At the state level, she said, “I don’t think there’s any strategic planning going on.”
Beatty said she doesn’t support tolls or a $10 million toll study. Rather than tolls she’d like to look at other ideas for paying the state transportation bill, such as user fees for truckers based on weight or various formulas. “There could be a way of using formulas and catching some of the revenue from the out-of-state truckers, commerce,” she said. “I don’t think the legislators examined the whole issue of funding transportation.”
She says the Education Cost Sharing (ECS) fund has been underfunded for years as has the state pension fund. She thinks the state has an obligation to fund both and suggested that 10% of lottery funds might be directed to the ECS.
Beatty said she doesn’t see big areas at the state level to make cuts, though she did talk about a spending area she thinks needs oversight, which could result in savings. She said the state spends $10 billion a year on purchases, and competitive bidding is not required on most of those.
“Seventy-three percent of current contracts are listed as noncompetitive, and this was a report by the State Contracting Standards Board,” Beatty said. She said the state’s chief procurement job has been vacant 18 months and she thinks the post is needed to oversee purchases: Studies, she said, suggest that competitive bidding could save the state $170 million to $250 million a year.
Beatty has more ideas for generating revenue, such as a low wage employer fee for big corporations that pay less than $15 an hour, which she said could generate $300 million and compensate the state for government subsidies that low wage earners wind up needing. “The cost of low wage employment subsidized by state-funded programs has been well-documented,” Beatty said, listing food stamps as one example of a subsidy.
She also talks about expanding the sales tax to include various services, like financial and legal services, with the goal of lowering the tax on various goods that families use most.
She said the state could generate another $217 million by increasing taxes for the state’s top 5% wealthiest people.
She also wants to examine the unearned income tax rate, which she said is lower than that on earned income. “There’s room to grow there,” Beatty said, adding that “the tax burden is not equally shared.”
The Commission on Fiscal Stability and Economic Growth recommends $475 million in additional corporate taxes, Beatty said. She acknowledges that big companies like GE have left the state, but she doesn’t think there is a mass exodus and she doesn’t think state taxes are driving companies away. Rather, she thinks there are complex issues that drive companies to a different state, including changing desires of today’s generation.
“Connecticut has a ways to go to be attractive to the young professional," she said.
She wants the state to end the carried interest loophole, which, according to Investopedia, has “essentially given a tax break to some of the wealthiest U.S. citizens — exacerbating the growing income inequality — for years.” Beatty said closing that loophole, as other states are considering, could generate $545 million each year for the state.
Beatty got into politics in 2015, when she was elected alderman, because she found retirement left her wanting to do more. “I really wanted to change things,” she said.
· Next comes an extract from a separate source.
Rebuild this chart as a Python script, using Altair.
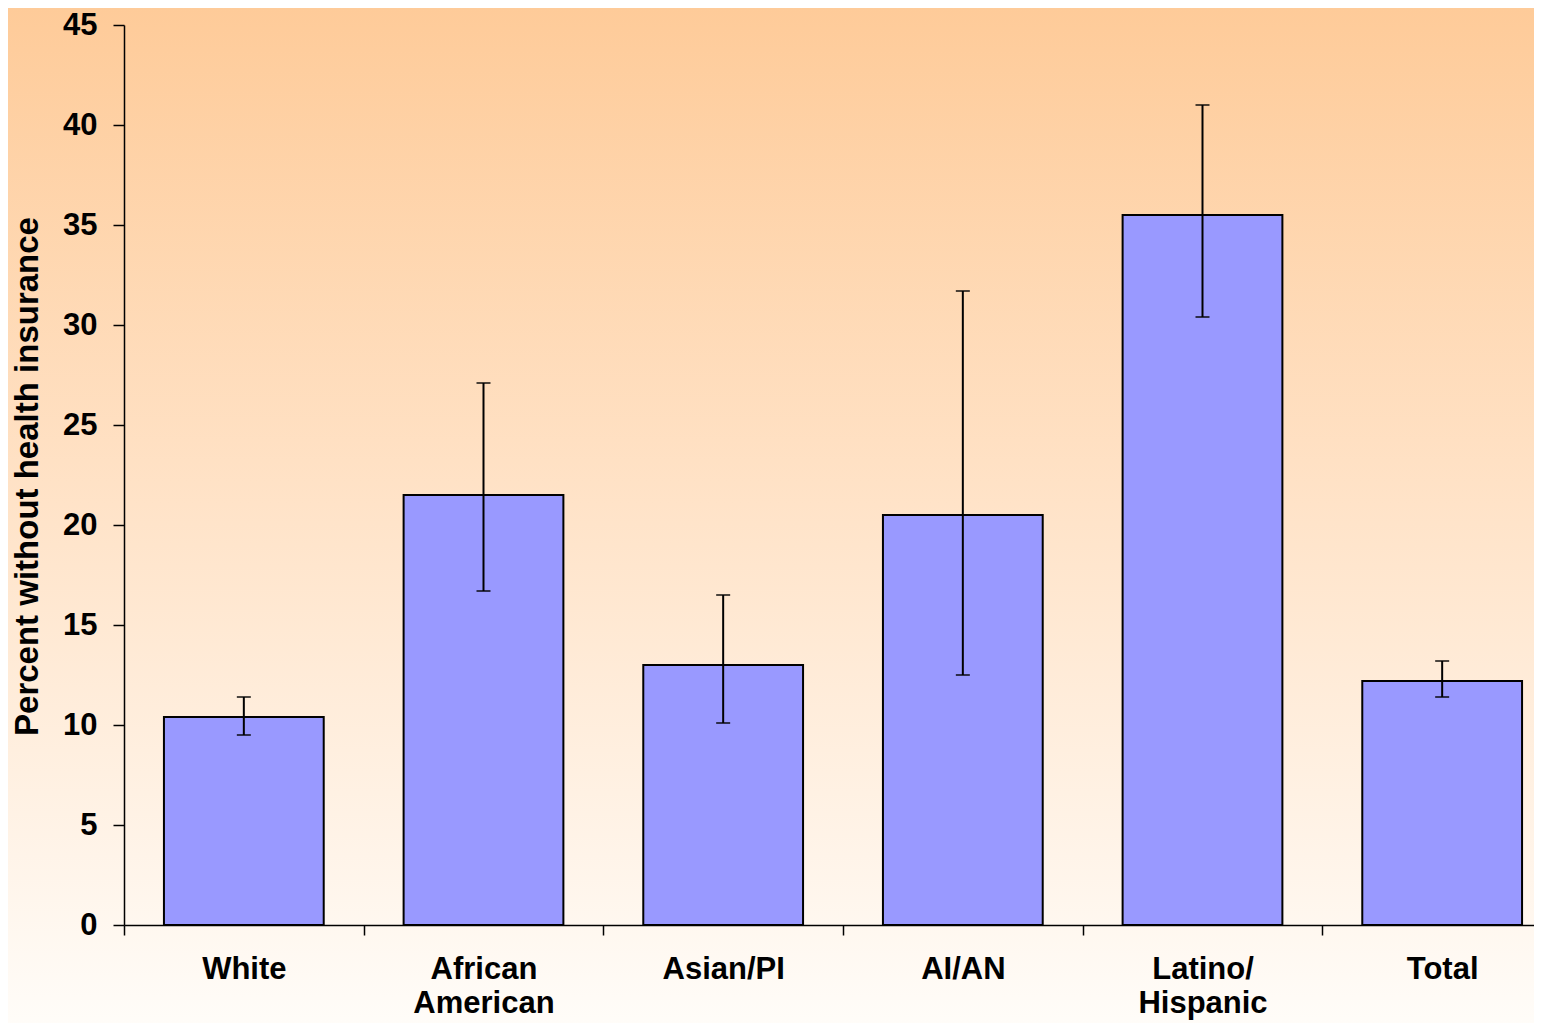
import altair as alt
import pandas as pd

categories = ["White", "African American", "Asian/PI", "AI/AN", "Latino/Hispanic", "Total"]
values = [10.4, 21.5, 13.0, 20.5, 35.5, 12.2]
err_low = [9.5, 16.7, 10.1, 12.5, 30.4, 11.4]
err_high = [11.4, 27.1, 16.5, 31.7, 41.0, 13.2]
y_ticks = [0, 5, 10, 15, 20, 25, 30, 35, 40, 45]

df = pd.DataFrame({"category": categories, "value": values, "lo": err_low, "hi": err_high})

FONT = "Liberation Sans"

label_expr = ("datum.label == 'African American' ? ['African', 'American'] : "
              "datum.label == 'Latino/Hispanic' ? ['Latino/', 'Hispanic'] : datum.label")

x_axis = alt.Axis(
    title=None, labelAngle=0, labelExpr=label_expr, labelFont=FONT, labelFontSize=31,
    labelFontWeight="bold", labelColor="black", labelLineHeight=34, labelPadding=19,
    tickBand="extent", tickSize=10, tickColor="black", tickWidth=1.5,
    domainColor="black", domainWidth=1.5, grid=False, zindex=1,
)
y_axis = alt.Axis(
    title="Percent without health insurance", values=y_ticks, labelFont=FONT, labelFontSize=31,
    labelFontWeight="bold", labelColor="black", labelPadding=16,
    tickSize=11, tickColor="black", tickWidth=1.5, domainColor="black", domainWidth=1.5,
    grid=False, zindex=1, titleFont=FONT, titleFontSize=33, titleFontWeight="bold",
    titleColor="black", titleAngle=270, titleBaseline="alphabetic", titleAlign="center",
    titleX=-87, titleY=451,
)

x_enc = alt.X("category:N", sort=categories,
              scale=alt.Scale(range=[0, 1438], paddingInner=0, paddingOuter=0),
              axis=x_axis)
y_scale = alt.Scale(domain=[0, 45], nice=False, zero=True)

bg = alt.Chart(pd.DataFrame({"bg": [0]})).mark_rect(
    fill={
        "gradient": "linear",
        "x1": 0, "y1": 0, "x2": 0, "y2": 1,
        "stops": [
            {"offset": 0, "color": "#FECB99"},
            {"offset": 0.5, "color": "#FFE4CA"},
            {"offset": 1, "color": "#FFFDFA"},
        ],
    },
    strokeWidth=0,
).encode(
    x=alt.value(-116), x2=alt.value(1500), y=alt.value(-17), y2=alt.value(1015)
)

base = alt.Chart(df)

bars = base.mark_bar(color="#9999FF", stroke="black", strokeWidth=2,
                     width=alt.RelativeBandSize(band=2 / 3)).encode(
    x=x_enc,
    y=alt.Y("value:Q", scale=y_scale, axis=y_axis),
)

rules = base.mark_rule(color="black", strokeWidth=2).encode(
    x=x_enc,
    y=alt.Y("lo:Q", scale=y_scale, axis=y_axis),
    y2="hi:Q",
)

caps_lo = base.mark_tick(color="black", size=14, thickness=2).encode(
    x=x_enc, y=alt.Y("lo:Q", scale=y_scale, axis=y_axis)
)
caps_hi = base.mark_tick(color="black", size=14, thickness=2).encode(
    x=x_enc, y=alt.Y("hi:Q", scale=y_scale, axis=y_axis)
)

chart = alt.layer(bg, bars, rules, caps_lo, caps_hi).properties(
    width=1410,
    height=900,
    padding={"left": 116, "top": 17, "right": 0, "bottom": 98},
    autosize=alt.AutoSizeParams(type="none"),
    background="white",
).configure_view(stroke=None)

chart.save("out.html", embed_options={"renderer": "svg", "actions": False})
After one term, she realized she wanted to expand beyond the local level: she wanted to do even more.
Her top issues are health care, education, jobs and the economy, infrastructure and the environment. Especially in light of a climate change report released by the United Nations recently, she thinks climate change education should be mandated in public schools.
“The UN just came out and said the climate problem is much worse than we thought,” Beatty said. “It’s much more immediate. It’s much more in the forefront and we have to take action.”